No place to hide amid broad-based sell-off; top midcap stocks lose up to 50% in one month

NEW DELHI: The Indian market has almost reversed gains made so far in the year 2015, and the selling has been broad based with some of the midcap stocks losing up to 50 per cent in the last one month (as of data collected on April 20).

After a sharp fall in March, the S&P BSE Sensex has already plunged over 5 per cent so far in the month of April alone and a little over 2 per cent in the last one month.

Markets are weighed down by a heady mix of worries about corporate earnings slowdown in the March quarter, Chinese downturn, increasing debt worries in Greece, and concern over retrospective taxation of overseas portfolio investors.

The S&P BSE Midcap index might have slipped less than 1 per cent, but most of its constituents have registered double digit cut in the last one month. Top losers among the midcap stocks include names like PS IT Infrastructure & Services Ltd (down 53%), Risa International (down 27%), CCL International (down 24%), Just Dial (down 21%), Triveni Turbine (down 17%), etc.

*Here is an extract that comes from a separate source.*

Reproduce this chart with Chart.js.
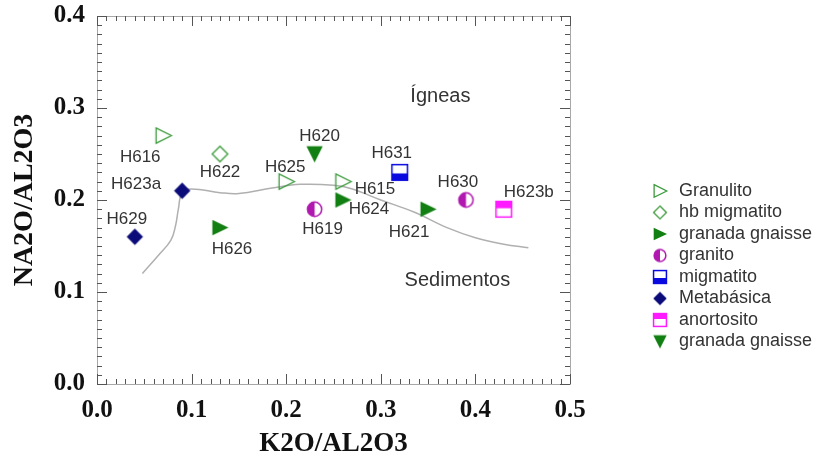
<!DOCTYPE html>
<html>
<head>
<meta charset="utf-8">
<script src="https://cdn.jsdelivr.net/npm/chart.js@4.4.0/dist/chart.umd.min.js"></script>
<style>
  html, body { margin: 0; padding: 0; background: #fff; }
  #chart { display: block; }
</style>
</head>
<body>
<canvas id="chart" width="818" height="463"></canvas>
<script>
// sample data
const granulitoX = [0.07, 0.20, 0.26];
const granulitoY = [0.27, 0.22, 0.22];
const granulitoNames = ['H616', 'H625', 'H615'];

const hbMigmatitoX = [0.13];
const hbMigmatitoY = [0.25];
const hbMigmatitoNames = ['H622'];

const granadaX = [0.13, 0.26, 0.35];
const granadaY = [0.17, 0.20, 0.19];
const granadaNames = ['H626', 'H624', 'H621'];

const granitoX = [0.23, 0.39];
const granitoY = [0.19, 0.20];
const granitoNames = ['H619', 'H630'];

const migmatitoX = [0.32];
const migmatitoY = [0.23];
const migmatitoNames = ['H631'];

const metabasicaX = [0.09, 0.04];
const metabasicaY = [0.21, 0.16];
const metabasicaNames = ['H623a', 'H629'];

const anortositoX = [0.43];
const anortositoY = [0.19];
const anortositoNames = ['H623b'];

const granada2X = [0.23];
const granada2Y = [0.25];
const granada2Names = ['H620'];

// igneous / sedimentary boundary
const curveX = [0.048, 0.065, 0.078, 0.083, 0.086, 0.09, 0.10, 0.13, 0.15, 0.185, 0.215, 0.25, 0.27, 0.30, 0.335, 0.37, 0.40, 0.43, 0.456];
const curveY = [0.120, 0.140, 0.156, 0.172, 0.190, 0.208, 0.212, 0.208, 0.207, 0.213, 0.217, 0.216, 0.212, 0.200, 0.187, 0.170, 0.159, 0.152, 0.148];

const xTicks = [0.0, 0.1, 0.2, 0.3, 0.4, 0.5];
const yTicks = [0.0, 0.1, 0.2, 0.3, 0.4];

// where each sample name sits relative to its marker (px)
const labelOffsets = {
    H616: [-23, 22], H623a: [-46, -6], H629: [-8, -17], H622: [0, 18],
    H625: [-1, -14], H626: [12, 22], H620: [5, -18], H619: [8, 20],
    H615: [32, 8], H624: [26, 9], H631: [-8, -19], H621: [-19, 23],
    H630: [-8, -18], H623b: [25, -17]
};

const GREEN_OPEN = '#3d9b3d';
const GREEN = '#127f12';
const MAGENTA = '#b018b0';
const PINK = '#ff1aff';
const BLUE = '#0a0ae0';
const NAVY = '#0b0b7a';

function zip(xs, ys) {
    return xs.map((x, i) => ({ x: x, y: ys[i] }));
}

// marker painters, drawn into small canvases used as pointStyle
const painters = {
    triRightOpen(ctx, c, s) {
        ctx.beginPath();
        ctx.moveTo(c - s * 0.42, c - s * 0.45);
        ctx.lineTo(c + s * 0.48, c);
        ctx.lineTo(c - s * 0.42, c + s * 0.45);
        ctx.closePath();
        ctx.strokeStyle = GREEN_OPEN; ctx.lineWidth = 1.3; ctx.stroke();
    },
    diamondOpen(ctx, c, s) {
        ctx.beginPath();
        ctx.moveTo(c, c - s * 0.46); ctx.lineTo(c + s * 0.46, c);
        ctx.lineTo(c, c + s * 0.46); ctx.lineTo(c - s * 0.46, c);
        ctx.closePath();
        ctx.strokeStyle = GREEN_OPEN; ctx.lineWidth = 1.3; ctx.stroke();
    },
    triRightFilled(ctx, c, s) {
        ctx.beginPath();
        ctx.moveTo(c - s * 0.45, c - s * 0.45);
        ctx.lineTo(c + s * 0.5, c);
        ctx.lineTo(c - s * 0.45, c + s * 0.45);
        ctx.closePath();
        ctx.fillStyle = GREEN; ctx.fill();
    },
    halfCircle(ctx, c, s) {
        const r = s * 0.42;
        ctx.beginPath(); ctx.arc(c, c, r, 0, Math.PI * 2);
        ctx.fillStyle = '#fff'; ctx.fill();
        ctx.beginPath(); ctx.arc(c, c, r, Math.PI / 2, Math.PI * 1.5);
        ctx.closePath(); ctx.fillStyle = MAGENTA; ctx.fill();
        ctx.beginPath(); ctx.arc(c, c, r, 0, Math.PI * 2);
        ctx.strokeStyle = MAGENTA; ctx.lineWidth = 1.5; ctx.stroke();
    },
    squareBottom(ctx, c, s) {
        const h = s * 0.46;
        ctx.fillStyle = '#fff'; ctx.fillRect(c - h, c - h, 2 * h, 2 * h);
        ctx.fillStyle = BLUE; ctx.fillRect(c - h, c + 1, 2 * h, h - 1);
        ctx.strokeStyle = BLUE; ctx.lineWidth = 1.5; ctx.strokeRect(c - h, c - h, 2 * h, 2 * h);
    },
    diamondFilled(ctx, c, s) {
        ctx.beginPath();
        ctx.moveTo(c, c - s * 0.48); ctx.lineTo(c + s * 0.48, c);
        ctx.lineTo(c, c + s * 0.48); ctx.lineTo(c - s * 0.48, c);
        ctx.closePath();
        ctx.fillStyle = NAVY; ctx.fill();
    },
    squareTop(ctx, c, s) {
        const h = s * 0.46;
        ctx.fillStyle = '#fff'; ctx.fillRect(c - h, c - h, 2 * h, 2 * h);
        ctx.fillStyle = PINK; ctx.fillRect(c - h, c - h, 2 * h, h - 1);
        ctx.strokeStyle = PINK; ctx.lineWidth = 1.5; ctx.strokeRect(c - h, c - h, 2 * h, 2 * h);
    },
    triDownFilled(ctx, c, s) {
        ctx.beginPath();
        ctx.moveTo(c - s * 0.48, c - s * 0.45);
        ctx.lineTo(c + s * 0.48, c - s * 0.45);
        ctx.lineTo(c, c + s * 0.5);
        ctx.closePath();
        ctx.fillStyle = GREEN; ctx.fill();
    }
};

function makeMarker(kind, size) {
    const cv = document.createElement('canvas');
    cv.width = size + 4;
    cv.height = size + 4;
    painters[kind](cv.getContext('2d'), (size + 4) / 2, size);
    return cv;
}

function series(label, kind, xs, ys, names) {
    return {
        label: label,
        kind: kind,
        names: names,
        data: zip(xs, ys),
        pointStyle: makeMarker(kind, 17),
        legendMarker: makeMarker(kind, 14)
    };
}

const datasets = [
    series('Granulito', 'triRightOpen', granulitoX, granulitoY, granulitoNames),
    series('hb migmatito', 'diamondOpen', hbMigmatitoX, hbMigmatitoY, hbMigmatitoNames),
    series('granada gnaisse', 'triRightFilled', granadaX, granadaY, granadaNames),
    series('granito', 'halfCircle', granitoX, granitoY, granitoNames),
    series('migmatito', 'squareBottom', migmatitoX, migmatitoY, migmatitoNames),
    series('Metabásica', 'diamondFilled', metabasicaX, metabasicaY, metabasicaNames),
    series('anortosito', 'squareTop', anortositoX, anortositoY, anortositoNames),
    series('granada gnaisse', 'triDownFilled', granada2X, granada2Y, granada2Names),
    {
        label: 'boundary',
        data: zip(curveX, curveY),
        showLine: true,
        borderColor: '#b0b0b0',
        borderWidth: 1.5,
        tension: 0.4,
        pointRadius: 0,
        order: 10
    }
];

// inward ticks on all four sides plus the frame
const frameTicks = {
    id: 'frameTicks',
    afterDatasetsDraw(chart) {
        const { ctx, chartArea: a, scales: { x, y } } = chart;
        ctx.save();
        ctx.strokeStyle = '#a8a8a8';
        ctx.lineWidth = 1;
        ctx.strokeRect(a.left + 0.5, a.top + 0.5, a.right - a.left, a.bottom - a.top);
        ctx.strokeStyle = '#555';
        ctx.beginPath();
        for (let i = 0; i <= 50; i++) {
            const px = Math.round(x.getPixelForValue(i / 100)) + 0.5;
            const len = i % 10 === 0 ? 10 : 5;
            ctx.moveTo(px, a.bottom); ctx.lineTo(px, a.bottom - len);
            ctx.moveTo(px, a.top); ctx.lineTo(px, a.top + len);
        }
        for (let i = 0; i <= 40; i++) {
            const py = Math.round(y.getPixelForValue(i / 100)) + 0.5;
            const len = i % 10 === 0 ? 10 : 5;
            ctx.moveTo(a.left, py); ctx.lineTo(a.left + len, py);
            ctx.moveTo(a.right, py); ctx.lineTo(a.right - len, py);
        }
        ctx.stroke();
        ctx.restore();
    }
};

// sample names, region names and the legend
const annotations = {
    id: 'annotations',
    afterDraw(chart) {
        const { ctx, scales: { x, y } } = chart;
        ctx.save();
        ctx.fillStyle = '#333';
        ctx.textAlign = 'center';
        ctx.textBaseline = 'middle';
        ctx.font = '17px "Liberation Sans", Arial, sans-serif';
        chart.data.datasets.forEach((ds, di) => {
            if (!ds.names) return;
            const meta = chart.getDatasetMeta(di);
            meta.data.forEach((pt, i) => {
                const name = ds.names[i];
                const off = labelOffsets[name] || [0, -16];
                ctx.fillText(name, pt.x + off[0], pt.y + off[1]);
            });
        });

        ctx.font = '20px "Liberation Sans", Arial, sans-serif';
        ctx.fillText('Ígneas', x.getPixelForValue(0.363), y.getPixelForValue(0.312));
        ctx.fillText('Sedimentos', x.getPixelForValue(0.381), y.getPixelForValue(0.113));

        // legend
        ctx.textAlign = 'left';
        ctx.font = '18px "Liberation Sans", Arial, sans-serif';
        const items = chart.data.datasets.filter(ds => ds.legendMarker);
        items.forEach((ds, i) => {
            const cy = 191 + i * 21.5;
            const m = ds.legendMarker;
            ctx.drawImage(m, 660 - m.width / 2, cy - m.height / 2);
            ctx.fillText(ds.label, 679, cy);
        });
        ctx.restore();
    }
};

const serifBold = { family: '"Liberation Serif", "Times New Roman", serif', weight: 'bold' };

new Chart(document.getElementById('chart'), {
    type: 'scatter',
    data: { datasets: datasets },
    options: {
        responsive: false,
        animation: false,
        layout: { padding: { top: 16, right: 248, bottom: 0, left: 0 } },
        plugins: {
            legend: { display: false },
            tooltip: { enabled: false }
        },
        scales: {
            x: {
                type: 'linear',
                min: 0, max: 0.5,
                afterFit: s => { s.height = 79; s.paddingLeft = 0; s.paddingRight = 0; },
                afterBuildTicks: s => { s.ticks = xTicks.map(v => ({ value: v })); },
                grid: { display: false },
                border: { display: false },
                ticks: {
                    padding: 4,
                    color: '#111',
                    font: Object.assign({ size: 25 }, serifBold),
                    callback: v => v.toFixed(1)
                },
                title: {
                    display: true,
                    text: 'K2O/AL2O3',
                    color: '#111',
                    padding: { top: 0, bottom: 3 },
                    font: Object.assign({ size: 27 }, serifBold)
                }
            },
            y: {
                type: 'linear',
                min: 0, max: 0.4,
                afterFit: s => { s.width = 97; s.paddingTop = 0; s.paddingBottom = 0; },
                afterBuildTicks: s => { s.ticks = yTicks.map(v => ({ value: v })); },
                grid: { display: false },
                border: { display: false },
                ticks: {
                    padding: 4,
                    color: '#111',
                    font: Object.assign({ size: 25 }, serifBold),
                    callback: v => v.toFixed(1)
                },
                title: {
                    display: true,
                    text: 'NA2O/AL2O3',
                    color: '#111',
                    padding: { top: 8, bottom: 0 },
                    font: Object.assign({ size: 28 }, serifBold)
                }
            }
        }
    },
    plugins: [frameTicks, annotations]
});
</script>
</body>
</html>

Most analysts on Dalal Street are of the view that midcaps might lose more than large caps if selling continues, and investors might be better off booking profits in these stocks, and buy them at a lower price. The overall growth story still remains intact, but for the short term, investors need to watch their portfolio and boom profit in midcaps or switch to large cap stocks.

“We have already seen a huge upside rally in Midcap Index and now over strength of market is down. So it is better to switch your portfolio in large cap stocks from midcap stocks,” says Vivek Gupta, CMT – Director Research, CapitalVia Global Research Limited.

“Investors should book profit in midcap stocks at market price itself. We are expecting CNX Midcap to correct at least 900 points from here,” he adds.

Midcaps have caught the fancy of institutional investors in recent times. Since CY 14, they have outperformed large caps by 29%, ICICI Securities said in a report.

This is because since early CY14, the ‘hope rally’ in Indian equities has seen midcaps outperform large caps. suggesting that investors preferred the former in an improving growth outlook environment.

“Our empirical analysis reveals that sluggish growth and stagnation phase impacts midcaps more negatively than large caps. Consequently, during the ensuing economic recovery phase, midcaps grow faster due to favorable base effect and outperform large caps,” said the report.

Unlike the peak of 2007, when cyclicals drove midcap valuations, current valuations are driven by defensives, which have surpassed their peak valuations despite the outperformance of cyclicals in CY14.

Even though midcaps have a higher growth profile in general, but are also prone to large price shocks. They usually outperform large caps at the time of economic recovery, which also leads to bubble valuations at time.

ICICI Securities highlighted in its report that higher earnings growth for midcaps during the economic recovery phase fuels expectations of similar earning growth extending into the foreseeable future. resulting in bubble valuations as seen towards the end of CY 2007.

However, in reality, mid-cap earnings tend to regress towards the mean earnings growth of the corporate sector over the long run.

Vikas Gupta, Executive Vice-President and Fund Manager, Arthveda Fund Management Pvt Ltd, is of the view that it is unlikely that overall the midcap indices will outperform the large caps in this calendar year.

“The midcaps are priced at higher valuations and on an overall basis they will not outperform. Midcaps are overvalued as compared to large caps on PE ratio basis,” he adds.

However, on other valuation ratios midcaps might look cheaper, but one should bear in mind that they are leveraged more than the large caps, and have higher near-term and longer-term default risk on their debt. Hence these are riskier companies, say experts.